Reconciliation, he said, “requires trust. It requires us to be optimistic in our intent. … I want to highlight the giving away of something of value, knowing that it will return to you.”

As with other calls, the reconciliation call encourages provinces and dioceses to take certain steps, using methods relevant to their unique contexts. The call specifically commends The Episcopal Church’s antiracism work, citing it as a model that other provinces may follow.

“Inspired by many Anglican churches’ work in truth telling, reckoning and racial healing,” the most recent draft of the call reads, “we invite each province to an exercise of self-examination and reflection, listening respectfully to the experiences of those who have historically been, and continue to be, marginalized in their contexts and in their church.”

The call asks that each province “engages with a reconciliation resource of their choice by the 2025 Primates Meeting, in order to share stories from that experience and from listening to groups who have historically been marginalized.” Each of the Anglican Instruments of Communion is also requested to undertake a “similar self-examining, listening exercise.”

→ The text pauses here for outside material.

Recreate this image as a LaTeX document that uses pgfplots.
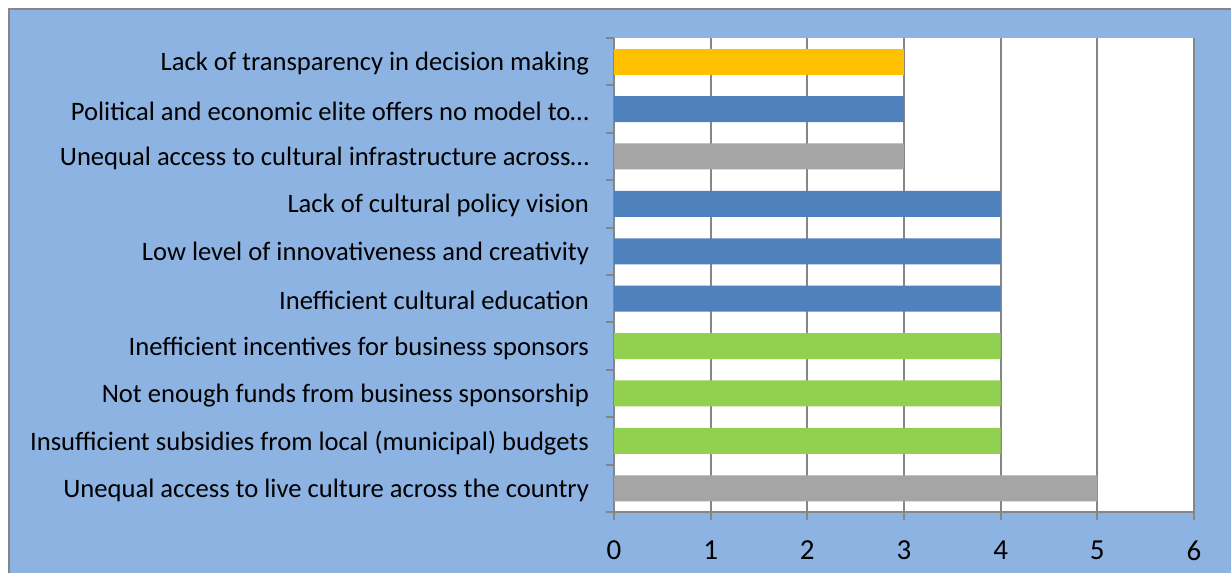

The call also asks Welby “to renew and refresh the conversation with the Churches of Nigeria, Rwanda and Uganda, seeking a full life together as an Anglican family of churches.” The primates of those three Anglican provinces are boycotting this Lambeth Conference because of their objection to other Anglican provinces’ approaches to sexuality. It asks Welby and the Standing Committee of the Anglican Communion to report on their progress at the 2023 Anglican Consultative Council meeting.

Douglas said there were differing reactions to some of those specific items, but they were not put to yes or no votes, “so that we can have a substantial set of responses, rather than [pressing] buttons or quietly assenting or yelling. I mean, that that doesn’t build up the Body of Christ. And then we had a prayerful moment at the end, where we stood in prayer, offering these conversations to God and to one another.”